(Charts and diagrams as code)
※
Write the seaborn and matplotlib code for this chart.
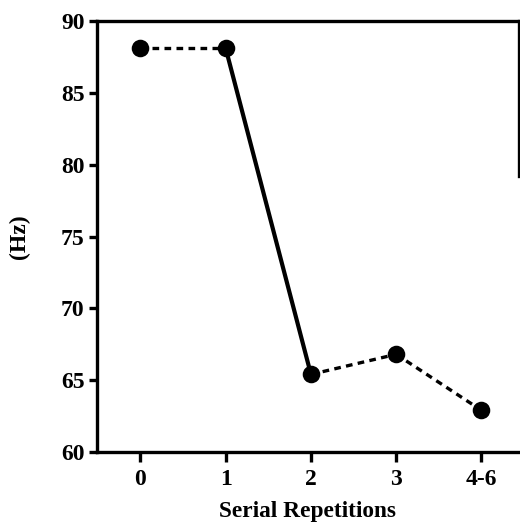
import matplotlib
matplotlib.use("Agg")
import matplotlib.pyplot as plt
import seaborn as sns
import pandas as pd

categories = ["0", "1", "2", "3", "4-6"]
hz_values = [88.1, 88.1, 65.4, 66.8, 62.9]
segment_styles = ["dashed", "solid", "dashed", "dashed"]  # style of segment i -> i+1
y_ticks = [60, 65, 70, 75, 80, 85, 90]

sns.set_theme(style="ticks")
plt.rcParams["font.family"] = ["Liberation Serif", "DejaVu Serif"]
plt.rcParams["text.color"] = "black"
plt.rcParams["axes.labelcolor"] = "black"

df = pd.DataFrame({"pos": list(range(len(categories))), "hz": hz_values, "cat": categories})

fig = plt.figure(figsize=(5.2, 5.28), dpi=100)
ax = fig.add_axes([0.1865, 0.144, 0.8115, 0.816])

for i, style in enumerate(segment_styles):
    seg = df.iloc[i:i + 2]
    if style == "solid":
        sns.lineplot(data=seg, x="pos", y="hz", ax=ax, color="black", lw=3.0,
                     linestyle="-", sort=False)
    else:
        sns.lineplot(data=seg, x="pos", y="hz", ax=ax, color="black", lw=2.4,
                     linestyle=(0, (2.0, 1.6)), sort=False)

sns.scatterplot(data=df, x="pos", y="hz", ax=ax, color="black", s=160,
                edgecolor="black", linewidth=0, zorder=5)

ax.set_xlim(-0.51, 4.44)
ax.set_ylim(60, 90)
ax.set_xticks(df["pos"])
ax.set_xticklabels(categories)
ax.set_yticks(y_ticks)

ax.set_xlabel("Serial Repetitions", fontsize=16.8, fontweight="bold", labelpad=8, color="black")
ax.set_ylabel("(Hz)", fontsize=17, fontweight="bold", labelpad=22, color="black")

for lab in ax.get_xticklabels() + ax.get_yticklabels():
    lab.set_fontsize(17)
    lab.set_fontweight("bold")
    lab.set_color("black")

for side in ["left", "bottom", "top", "right"]:
    ax.spines[side].set_linewidth(2.4)
    ax.spines[side].set_color("black")
ax.spines["right"].set_bounds(79.2, 90)

ax.tick_params(axis="x", direction="out", length=7.5, width=2.4, pad=5, colors="black")
ax.tick_params(axis="y", direction="out", length=6, width=2.4, pad=3, colors="black")
ax.grid(False)

fig.savefig("out.png", dpi=100)
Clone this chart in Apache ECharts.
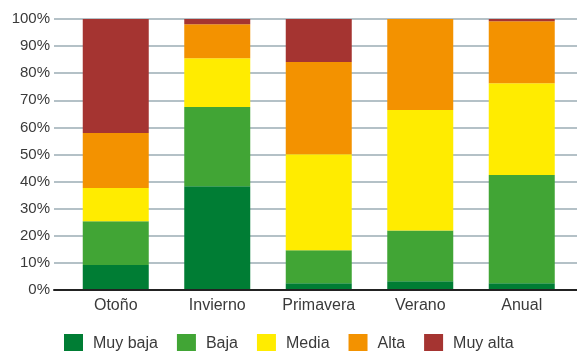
※
■ Task prompt
From the first line above down to the line with "ax = fig.add_axes([0.1865, 0.144, 0.8115, 0.816])", reproduce every line and no others, omitting pictures.

■ Exercise response
Write the seaborn and matplotlib code for this chart.
import matplotlib
matplotlib.use("Agg")
import matplotlib.pyplot as plt
import seaborn as sns
import pandas as pd

categories = ["0", "1", "2", "3", "4-6"]
hz_values = [88.1, 88.1, 65.4, 66.8, 62.9]
segment_styles = ["dashed", "solid", "dashed", "dashed"]  # style of segment i -> i+1
y_ticks = [60, 65, 70, 75, 80, 85, 90]

sns.set_theme(style="ticks")
plt.rcParams["font.family"] = ["Liberation Serif", "DejaVu Serif"]
plt.rcParams["text.color"] = "black"
plt.rcParams["axes.labelcolor"] = "black"

df = pd.DataFrame({"pos": list(range(len(categories))), "hz": hz_values, "cat": categories})

fig = plt.figure(figsize=(5.2, 5.28), dpi=100)
ax = fig.add_axes([0.1865, 0.144, 0.8115, 0.816])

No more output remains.